* _What is asked_
Beginning with the first line of the data below, reproduce every line unchanged, ending with the line that holds "import plotly.graph_objects as go".

# # # #

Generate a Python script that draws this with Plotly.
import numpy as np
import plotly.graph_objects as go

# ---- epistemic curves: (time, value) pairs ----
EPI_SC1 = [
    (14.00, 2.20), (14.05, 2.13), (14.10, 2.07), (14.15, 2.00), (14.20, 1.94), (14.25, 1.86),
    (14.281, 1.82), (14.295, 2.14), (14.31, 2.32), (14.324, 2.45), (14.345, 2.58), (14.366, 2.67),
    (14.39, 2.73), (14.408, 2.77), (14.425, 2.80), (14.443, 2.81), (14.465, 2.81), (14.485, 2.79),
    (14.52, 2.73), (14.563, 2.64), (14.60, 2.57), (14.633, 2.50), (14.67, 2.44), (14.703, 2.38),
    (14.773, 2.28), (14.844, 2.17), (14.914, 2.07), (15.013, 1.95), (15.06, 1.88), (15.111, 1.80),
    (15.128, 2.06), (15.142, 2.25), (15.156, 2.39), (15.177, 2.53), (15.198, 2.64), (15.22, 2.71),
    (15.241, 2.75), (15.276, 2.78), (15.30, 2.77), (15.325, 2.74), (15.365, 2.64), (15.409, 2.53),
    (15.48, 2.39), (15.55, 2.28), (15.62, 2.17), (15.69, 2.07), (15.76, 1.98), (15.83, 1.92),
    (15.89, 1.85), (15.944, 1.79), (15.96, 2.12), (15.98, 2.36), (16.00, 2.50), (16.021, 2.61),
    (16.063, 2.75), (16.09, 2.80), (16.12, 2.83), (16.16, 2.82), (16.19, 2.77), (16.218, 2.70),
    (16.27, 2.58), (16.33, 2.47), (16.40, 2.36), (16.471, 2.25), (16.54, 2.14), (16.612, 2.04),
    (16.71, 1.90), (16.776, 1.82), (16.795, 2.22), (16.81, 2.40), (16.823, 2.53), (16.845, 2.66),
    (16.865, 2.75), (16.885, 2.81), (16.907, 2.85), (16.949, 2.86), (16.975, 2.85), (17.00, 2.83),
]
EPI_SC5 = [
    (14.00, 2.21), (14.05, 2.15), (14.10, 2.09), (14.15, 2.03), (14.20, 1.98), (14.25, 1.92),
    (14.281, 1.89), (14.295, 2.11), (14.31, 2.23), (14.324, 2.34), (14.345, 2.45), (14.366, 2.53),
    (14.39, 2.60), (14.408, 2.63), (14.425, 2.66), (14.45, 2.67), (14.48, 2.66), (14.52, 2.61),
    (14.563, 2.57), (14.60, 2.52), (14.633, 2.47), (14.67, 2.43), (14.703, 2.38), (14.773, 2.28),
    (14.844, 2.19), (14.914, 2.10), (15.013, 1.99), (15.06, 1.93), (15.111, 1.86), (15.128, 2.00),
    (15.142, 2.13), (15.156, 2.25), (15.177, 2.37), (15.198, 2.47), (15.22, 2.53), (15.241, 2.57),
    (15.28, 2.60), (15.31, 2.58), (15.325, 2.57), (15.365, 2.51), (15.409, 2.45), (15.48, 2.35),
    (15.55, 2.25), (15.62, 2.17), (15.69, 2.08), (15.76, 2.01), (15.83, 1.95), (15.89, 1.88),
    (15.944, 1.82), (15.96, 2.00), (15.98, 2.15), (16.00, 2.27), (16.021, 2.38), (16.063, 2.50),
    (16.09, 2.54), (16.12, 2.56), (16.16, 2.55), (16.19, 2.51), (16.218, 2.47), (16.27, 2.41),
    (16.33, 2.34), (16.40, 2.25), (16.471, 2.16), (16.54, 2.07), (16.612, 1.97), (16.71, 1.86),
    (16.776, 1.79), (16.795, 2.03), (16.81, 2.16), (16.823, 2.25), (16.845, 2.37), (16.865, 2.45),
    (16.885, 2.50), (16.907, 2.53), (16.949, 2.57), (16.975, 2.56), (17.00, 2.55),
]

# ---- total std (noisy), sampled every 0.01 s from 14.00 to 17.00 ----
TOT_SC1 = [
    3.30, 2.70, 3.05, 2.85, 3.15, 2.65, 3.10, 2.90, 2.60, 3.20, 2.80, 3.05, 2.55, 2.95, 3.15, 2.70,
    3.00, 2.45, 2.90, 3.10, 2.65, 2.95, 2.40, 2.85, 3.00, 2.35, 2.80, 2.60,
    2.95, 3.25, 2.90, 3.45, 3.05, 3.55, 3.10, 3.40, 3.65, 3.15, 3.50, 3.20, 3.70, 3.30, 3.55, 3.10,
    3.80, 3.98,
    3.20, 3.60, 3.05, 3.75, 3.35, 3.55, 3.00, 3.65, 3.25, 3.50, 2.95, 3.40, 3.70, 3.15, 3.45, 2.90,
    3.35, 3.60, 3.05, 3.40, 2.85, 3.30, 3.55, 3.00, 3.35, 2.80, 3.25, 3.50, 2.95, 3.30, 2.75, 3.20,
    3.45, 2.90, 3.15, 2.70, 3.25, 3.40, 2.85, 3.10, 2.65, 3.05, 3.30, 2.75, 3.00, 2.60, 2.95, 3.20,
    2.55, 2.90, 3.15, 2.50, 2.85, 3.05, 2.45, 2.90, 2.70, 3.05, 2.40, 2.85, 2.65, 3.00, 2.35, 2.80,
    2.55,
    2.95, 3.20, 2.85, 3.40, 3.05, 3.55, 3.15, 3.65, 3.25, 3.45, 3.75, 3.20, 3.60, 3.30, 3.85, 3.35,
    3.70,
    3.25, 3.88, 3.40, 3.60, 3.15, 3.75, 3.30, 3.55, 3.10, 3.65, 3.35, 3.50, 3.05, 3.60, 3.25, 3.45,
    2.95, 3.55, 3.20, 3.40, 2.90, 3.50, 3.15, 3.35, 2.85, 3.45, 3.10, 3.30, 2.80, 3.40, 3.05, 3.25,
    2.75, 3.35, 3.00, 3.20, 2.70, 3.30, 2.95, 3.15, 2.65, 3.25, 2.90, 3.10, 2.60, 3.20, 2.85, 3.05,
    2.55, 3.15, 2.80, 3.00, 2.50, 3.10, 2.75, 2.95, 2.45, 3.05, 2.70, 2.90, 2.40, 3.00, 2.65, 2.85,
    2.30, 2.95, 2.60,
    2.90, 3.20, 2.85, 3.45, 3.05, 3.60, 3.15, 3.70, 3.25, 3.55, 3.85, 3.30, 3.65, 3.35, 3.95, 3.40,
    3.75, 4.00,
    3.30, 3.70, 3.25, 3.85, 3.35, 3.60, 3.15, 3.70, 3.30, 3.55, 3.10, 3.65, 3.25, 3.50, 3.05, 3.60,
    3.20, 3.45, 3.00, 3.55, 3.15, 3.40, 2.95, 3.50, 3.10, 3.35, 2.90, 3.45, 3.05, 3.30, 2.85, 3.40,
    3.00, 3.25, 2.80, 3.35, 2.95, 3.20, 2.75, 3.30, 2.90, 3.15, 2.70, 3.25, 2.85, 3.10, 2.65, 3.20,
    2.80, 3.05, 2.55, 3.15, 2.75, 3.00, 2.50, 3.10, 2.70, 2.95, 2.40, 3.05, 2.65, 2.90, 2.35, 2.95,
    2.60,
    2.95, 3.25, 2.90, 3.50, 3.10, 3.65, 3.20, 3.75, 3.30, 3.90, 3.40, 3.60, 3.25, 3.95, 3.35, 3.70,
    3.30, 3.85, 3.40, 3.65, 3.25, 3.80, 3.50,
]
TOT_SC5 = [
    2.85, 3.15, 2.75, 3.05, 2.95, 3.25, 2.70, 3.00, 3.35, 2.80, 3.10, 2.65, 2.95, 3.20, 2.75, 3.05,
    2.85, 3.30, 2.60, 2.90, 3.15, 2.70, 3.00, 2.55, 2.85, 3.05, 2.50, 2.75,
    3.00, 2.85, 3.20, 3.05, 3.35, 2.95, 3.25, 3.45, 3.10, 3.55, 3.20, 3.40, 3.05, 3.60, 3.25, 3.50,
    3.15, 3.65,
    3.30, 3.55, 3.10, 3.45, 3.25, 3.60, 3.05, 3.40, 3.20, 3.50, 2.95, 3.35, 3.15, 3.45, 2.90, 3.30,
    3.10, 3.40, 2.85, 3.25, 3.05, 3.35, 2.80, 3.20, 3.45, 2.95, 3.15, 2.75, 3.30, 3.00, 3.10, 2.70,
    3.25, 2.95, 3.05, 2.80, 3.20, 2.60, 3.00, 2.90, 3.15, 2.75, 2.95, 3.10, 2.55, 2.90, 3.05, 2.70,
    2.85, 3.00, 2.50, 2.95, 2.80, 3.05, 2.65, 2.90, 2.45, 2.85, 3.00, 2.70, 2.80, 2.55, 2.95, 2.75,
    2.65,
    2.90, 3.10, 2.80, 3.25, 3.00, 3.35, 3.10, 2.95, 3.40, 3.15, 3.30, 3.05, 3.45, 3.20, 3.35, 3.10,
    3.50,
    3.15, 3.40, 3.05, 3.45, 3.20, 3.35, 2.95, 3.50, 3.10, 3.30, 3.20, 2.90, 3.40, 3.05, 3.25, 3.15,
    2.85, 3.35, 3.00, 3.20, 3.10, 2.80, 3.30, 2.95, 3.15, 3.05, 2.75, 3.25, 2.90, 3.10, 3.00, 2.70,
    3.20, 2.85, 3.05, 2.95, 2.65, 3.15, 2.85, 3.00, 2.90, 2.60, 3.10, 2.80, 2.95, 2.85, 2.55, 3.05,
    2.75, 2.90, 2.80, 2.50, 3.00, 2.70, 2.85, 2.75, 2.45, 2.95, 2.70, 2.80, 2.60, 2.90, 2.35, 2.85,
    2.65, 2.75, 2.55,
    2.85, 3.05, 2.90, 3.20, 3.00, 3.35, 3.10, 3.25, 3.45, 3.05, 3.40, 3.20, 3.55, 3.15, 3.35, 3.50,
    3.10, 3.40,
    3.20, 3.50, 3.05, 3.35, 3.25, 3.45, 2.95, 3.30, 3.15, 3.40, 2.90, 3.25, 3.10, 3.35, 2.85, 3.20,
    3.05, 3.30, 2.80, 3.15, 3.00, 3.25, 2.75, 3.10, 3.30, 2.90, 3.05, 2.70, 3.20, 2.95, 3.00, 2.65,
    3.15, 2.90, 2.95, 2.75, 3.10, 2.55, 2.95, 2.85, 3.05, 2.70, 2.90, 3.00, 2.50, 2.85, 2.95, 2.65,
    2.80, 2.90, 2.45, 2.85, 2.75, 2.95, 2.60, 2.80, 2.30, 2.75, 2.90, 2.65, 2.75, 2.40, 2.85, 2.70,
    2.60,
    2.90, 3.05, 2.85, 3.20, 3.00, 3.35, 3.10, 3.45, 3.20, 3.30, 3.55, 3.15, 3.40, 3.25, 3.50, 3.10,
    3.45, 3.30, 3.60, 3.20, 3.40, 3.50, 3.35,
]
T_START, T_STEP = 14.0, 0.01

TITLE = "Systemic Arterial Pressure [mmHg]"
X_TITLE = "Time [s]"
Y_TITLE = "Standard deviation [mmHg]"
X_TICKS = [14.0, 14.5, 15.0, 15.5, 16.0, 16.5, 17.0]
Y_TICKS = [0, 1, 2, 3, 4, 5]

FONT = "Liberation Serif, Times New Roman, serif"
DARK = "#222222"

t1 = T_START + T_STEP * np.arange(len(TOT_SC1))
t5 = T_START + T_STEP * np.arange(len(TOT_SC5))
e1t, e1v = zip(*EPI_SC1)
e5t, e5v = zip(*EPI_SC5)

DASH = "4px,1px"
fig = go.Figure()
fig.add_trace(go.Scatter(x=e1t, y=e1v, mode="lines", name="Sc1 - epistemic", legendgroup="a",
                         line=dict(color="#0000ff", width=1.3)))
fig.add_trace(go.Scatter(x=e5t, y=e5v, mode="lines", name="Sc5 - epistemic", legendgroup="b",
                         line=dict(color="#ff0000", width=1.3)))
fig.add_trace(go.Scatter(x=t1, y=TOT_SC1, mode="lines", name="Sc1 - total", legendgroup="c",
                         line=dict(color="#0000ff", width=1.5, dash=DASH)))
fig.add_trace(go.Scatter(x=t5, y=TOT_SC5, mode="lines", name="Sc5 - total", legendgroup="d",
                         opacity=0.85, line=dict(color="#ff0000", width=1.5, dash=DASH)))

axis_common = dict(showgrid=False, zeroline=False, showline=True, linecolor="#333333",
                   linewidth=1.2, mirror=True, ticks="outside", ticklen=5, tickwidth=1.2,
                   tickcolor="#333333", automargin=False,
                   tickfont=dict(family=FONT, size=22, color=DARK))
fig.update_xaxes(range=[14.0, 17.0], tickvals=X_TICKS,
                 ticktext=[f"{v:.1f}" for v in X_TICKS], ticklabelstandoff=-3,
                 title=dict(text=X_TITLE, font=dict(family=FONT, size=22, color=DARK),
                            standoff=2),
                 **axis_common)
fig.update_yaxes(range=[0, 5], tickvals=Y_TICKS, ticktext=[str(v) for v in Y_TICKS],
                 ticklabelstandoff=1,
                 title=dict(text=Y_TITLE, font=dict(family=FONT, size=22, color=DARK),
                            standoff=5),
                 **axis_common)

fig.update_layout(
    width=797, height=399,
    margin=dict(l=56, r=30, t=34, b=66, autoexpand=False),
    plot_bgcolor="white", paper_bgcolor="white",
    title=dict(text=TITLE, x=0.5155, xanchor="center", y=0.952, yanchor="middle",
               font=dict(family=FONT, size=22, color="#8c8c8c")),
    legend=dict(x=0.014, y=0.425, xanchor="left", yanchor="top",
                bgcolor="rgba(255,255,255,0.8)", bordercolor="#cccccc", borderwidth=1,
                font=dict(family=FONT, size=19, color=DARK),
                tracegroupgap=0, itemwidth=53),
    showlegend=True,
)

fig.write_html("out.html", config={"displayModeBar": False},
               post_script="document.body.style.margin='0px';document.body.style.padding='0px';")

# # # #

* _Output for this exercise_
Generate a Python script that draws this with Plotly.
import numpy as np
import plotly.graph_objects as go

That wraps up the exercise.